ECLI:NL:HR:2022:1499
Hoge Raad
- Cassatie
- Rechtspraak.nl
Niet-ontvankelijkheid van het beroep in cassatie wegens overschrijding van de beroepstermijn
In deze zaak heeft de Hoge Raad op 21 oktober 2022 uitspraak gedaan over de ontvankelijkheid van een beroep in cassatie van belanghebbende, die woonachtig is in Marokko. Het beroep was gericht tegen een uitspraak van de Centrale Raad van Beroep van 25 februari 2022, waarin de Raad van Bestuur van de Sociale Verzekeringsbank betrokken was.

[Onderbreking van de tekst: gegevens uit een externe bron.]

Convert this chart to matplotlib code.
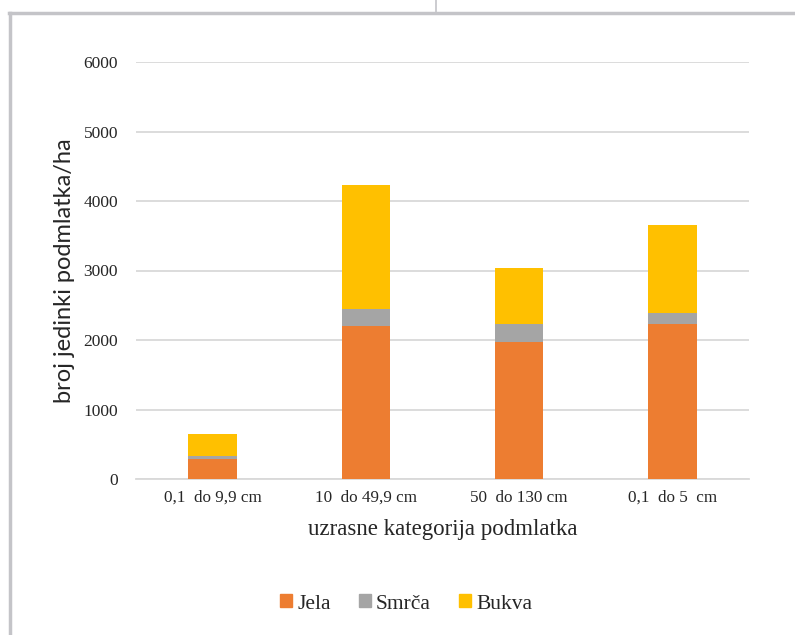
import matplotlib
matplotlib.use("Agg")
import matplotlib.pyplot as plt
from matplotlib.lines import Line2D
from matplotlib.patches import Patch
import numpy as np

categories = ["0,1  do 9,9 cm", "10  do 49,9 cm", "50  do 130 cm", "0,1  do 5  cm"]
jela = [290, 2200, 1970, 2230]
smrca = [40, 250, 260, 160]
bukva = [320, 1780, 800, 1260]
yticks = [0, 1000, 2000, 3000, 4000, 5000, 6000]

c_jela = "#ED7D31"
c_smrca = "#A5A5A5"
c_bukva = "#FFC000"
serif = "Liberation Serif"

fig = plt.figure(figsize=(7.95, 6.35), dpi=100)
ax = fig.add_axes([136 / 795, 1 - 479 / 635, (749 - 136) / 795, (479 - 62) / 635])

x = np.arange(len(categories))
w = 0.315
b1 = np.array(jela)
b2 = b1 + np.array(smrca)
ax.bar(x, jela, w, color=c_jela, zorder=3)
ax.bar(x, smrca, w, bottom=b1, color=c_smrca, zorder=3)
ax.bar(x, bukva, w, bottom=b2, color=c_bukva, zorder=3)

ax.set_xlim(-0.5, len(categories) - 0.5)
ax.set_ylim(0, 6000)
ax.set_yticks(yticks)
ax.set_yticklabels([str(v) for v in yticks], fontfamily=serif, fontsize=12.5)
ax.set_xticks(x)
ax.set_xticklabels(categories, fontfamily=serif, fontsize=12.3)
ax.tick_params(axis="both", length=0, labelcolor="#262626")
ax.tick_params(axis="y", pad=13)
ax.tick_params(axis="x", pad=8)
ax.grid(axis="y", color="#D9D9D9", linewidth=1.3, zorder=0)
for s in ["top", "right", "left"]:
    ax.spines[s].set_visible(False)
ax.spines["bottom"].set_color("#D9D9D9")
ax.spines["bottom"].set_linewidth(1.3)

ax.set_xlabel("uzrasne kategorija podmlatka", fontfamily=serif, fontsize=16.5,
              labelpad=9, color="#262626")
ax.set_ylabel("broj jedinki podmlatka/ha", fontfamily="Lato", fontsize=17,
              labelpad=6, color="#262626")

handles = [Patch(color=c_jela, label="Jela"),
           Patch(color=c_smrca, label="Smrča"),
           Patch(color=c_bukva, label="Bukva")]
fig.legend(handles=handles, loc="center", bbox_to_anchor=(406 / 795, 1 - 604 / 635),
           ncol=3, frameon=False, prop={"family": serif, "size": 15.5},
           handlelength=0.55, handleheight=0.55, handletextpad=0.25, columnspacing=1.3,
           labelcolor="#262626")

# outer frame lines
frame = "#C4C4C8"
fig.add_artist(Line2D([10 / 795, 10 / 795], [0, 1 - 13 / 635], transform=fig.transFigure,
                      color=frame, linewidth=2.5))
fig.add_artist(Line2D([9 / 795, 1], [1 - 13 / 635, 1 - 13 / 635], transform=fig.transFigure,
                      color=frame, linewidth=2.5))
fig.add_artist(Line2D([436 / 795, 436 / 795], [1 - 13 / 635, 1], transform=fig.transFigure,
                      color=frame, linewidth=1.2))

fig.savefig("out.png", dpi=100)
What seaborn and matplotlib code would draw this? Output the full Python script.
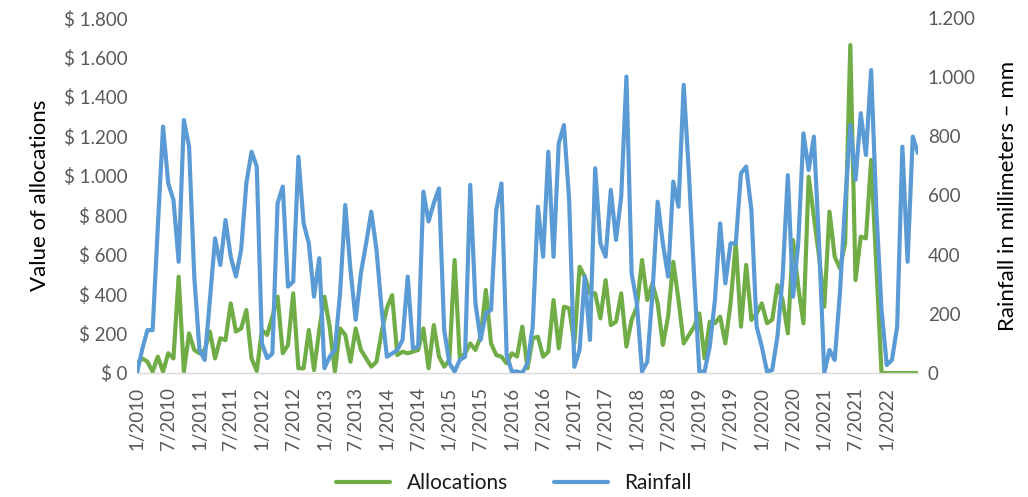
import pandas as pd
import matplotlib
matplotlib.use("Agg")
import matplotlib.pyplot as plt
import seaborn as sns
from matplotlib.ticker import FuncFormatter, MultipleLocator

# monthly values, 1/2010 .. 7/2022
allocations = [
    49, 74, 57, 7, 83, 7, 100, 74, 488, 7, 201, 117,
    100, 117, 210, 74, 176, 167, 353, 210, 226, 319, 74, 10,
    218, 193, 286, 387, 100, 142, 404, 24, 24, 218, 15, 218,
    387, 235, 7, 226, 193, 57, 226, 117, 74, 32, 57, 210,
    330, 395, 91, 108, 100, 108, 117, 226, 24, 243, 83, 32,
    66, 573, 74, 100, 150, 117, 184, 421, 150, 91, 83, 49,
    100, 83, 235, 24, 176, 184, 83, 108, 370, 125, 336, 328,
    150, 539, 488, 404, 404, 277, 471, 243, 260, 404, 134, 269,
    336, 573, 370, 455, 353, 142, 286, 564, 370, 150, 193, 235,
    302, 74, 260, 252, 286, 150, 353, 657, 235, 548, 269, 302,
    353, 252, 270, 446, 370, 201, 674, 438, 252, 995, 793, 590,
    336, 818, 590, 531, 657, 1663, 471, 691, 683, 1080, 539, 0,
    0, 0, 0, 0, 0, 0, 0,
]
rainfall = [
    0, 80, 145, 145, 495, 833, 641, 585, 376, 855, 765, 326,
    78, 44, 247, 455, 365, 517, 393, 326, 416, 641, 748, 698,
    100, 50, 66, 574, 630, 292, 309, 731, 506, 438, 258, 388,
    16, 55, 78, 269, 568, 348, 180, 337, 438, 545, 416, 213,
    55, 66, 78, 112, 326, 83, 89, 613, 512, 574, 624, 145,
    33, 5, 44, 55, 636, 236, 112, 202, 213, 551, 641, 61,
    5, 5, 0, 33, 157, 562, 393, 748, 393, 776, 838, 585,
    21, 78, 326, 112, 692, 438, 393, 619, 450, 596, 1002, 337,
    236, 5, 38, 269, 579, 438, 326, 647, 562, 974, 675, 326,
    5, 5, 89, 247, 506, 303, 438, 438, 675, 698, 551, 157,
    89, 5, 10, 123, 326, 669, 258, 438, 810, 686, 799, 438,
    0, 78, 44, 269, 574, 838, 653, 878, 737, 1024, 551, 213,
    27, 44, 157, 765, 376, 799, 743,
]
months = pd.date_range("2010-01-01", periods=len(rainfall), freq="MS")
tick_pos = list(range(0, 145, 6))
tick_labels = [f"{months[i].month}/{months[i].year}" for i in tick_pos]

df = pd.DataFrame({"idx": range(len(rainfall)),
                   "Allocations": allocations,
                   "Rainfall": rainfall})

green = "#70AD47"
blue = "#5B9BD5"
grey = "#595959"

sns.set_style("white")
plt.rcParams["font.family"] = ["Lato", "DejaVu Sans"]

fig, ax = plt.subplots(figsize=(10.28, 4.97), dpi=100)
fig.subplots_adjust(left=137 / 1028, right=918 / 1028, top=1 - 18 / 497, bottom=1 - 373 / 497)
ax2 = ax.twinx()

sns.lineplot(data=df, x="idx", y="Allocations", ax=ax, color=green, linewidth=3.0,
             label="Allocations", legend=False)
sns.lineplot(data=df, x="idx", y="Rainfall", ax=ax2, color=blue, linewidth=3.0,
             label="Rainfall", legend=False)

ax.set_ylim(0, 1800)
ax2.set_ylim(0, 1200)
ax.set_xlim(0, len(rainfall) - 1)
ax.yaxis.set_major_locator(MultipleLocator(200))
ax2.yaxis.set_major_locator(MultipleLocator(200))


def thousands(v):
    return f"{int(round(v)):,}".replace(",", ".")


ax.yaxis.set_major_formatter(FuncFormatter(lambda v, p: "$ " + thousands(v)))
ax2.yaxis.set_major_formatter(FuncFormatter(lambda v, p: thousands(v)))

ax.set_xticks(tick_pos)
ax.set_xticklabels(tick_labels, rotation=90)

for a in (ax, ax2):
    for s in a.spines.values():
        s.set_visible(False)
    a.tick_params(length=0, labelsize=13.5, colors=grey, pad=7)
ax.spines["bottom"].set_visible(True)
ax.spines["bottom"].set_color("#D9D9D9")
ax.spines["bottom"].set_linewidth(1.0)
ax.tick_params(axis="x", pad=10)

ax.set_xlabel("")
ax.set_ylabel("Value of allocations", fontsize=16, color="#000000", labelpad=10)
ax2.set_ylabel("Rainfall in millimeters \u2013 mm", fontsize=16, color="#000000", labelpad=16)

h1, l1 = ax.get_legend_handles_labels()
h2, l2 = ax2.get_legend_handles_labels()
fig.legend(h1 + h2, l1 + l2, loc="lower center", bbox_to_anchor=(0.5, -0.03), ncol=2,
           frameon=False, fontsize=15, handlelength=2.6, handletextpad=0.8,
           columnspacing=2.2, labelcolor="#1a1a1a")

fig.savefig("out.png", dpi=100)
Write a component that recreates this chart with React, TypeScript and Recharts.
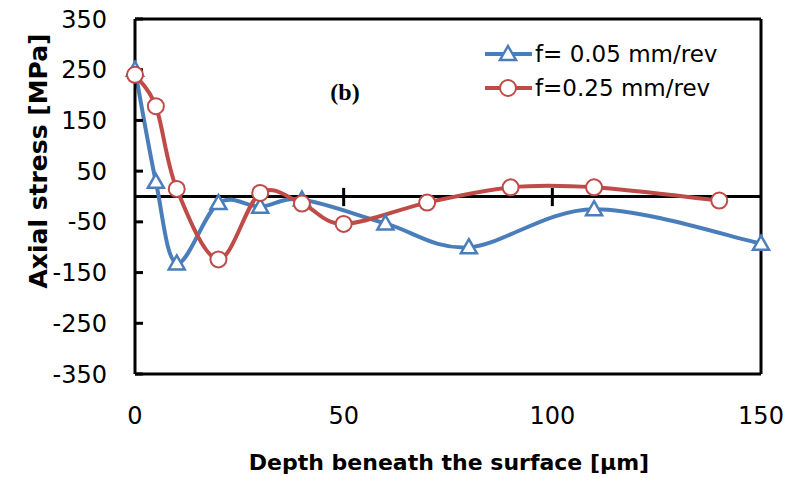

De Hoge Raad oordeelde dat het beroepschrift niet tijdig was ingediend, aangezien de termijn van zes weken, zoals gesteld in artikel 6:7 van de Algemene wet bestuursrecht (Awb), was overschreden. De termijn eindigde op 22 april 2022, maar het beroepschrift werd pas op 17 mei 2022 ontvangen door de griffie van de Hoge Raad. Belanghebbende had geen domicilieadres in Nederland gekozen en reageerde niet op een aangetekende brief van de griffier waarin hij werd gevraagd om uitleg over de overschrijding van de termijn. Hierdoor kon de Hoge Raad niet anders dan het beroep in cassatie niet-ontvankelijk verklaren. De Hoge Raad besloot ook dat er geen aanleiding was voor een veroordeling in de proceskosten. Dit arrest is gewezen door de raadsheer J. Wortel als voorzitter, en de raadsheren P.A.G.M. Cools en A.E.H. van der Voort Maarschalk, en is openbaar uitgesproken op de datum van de uitspraak.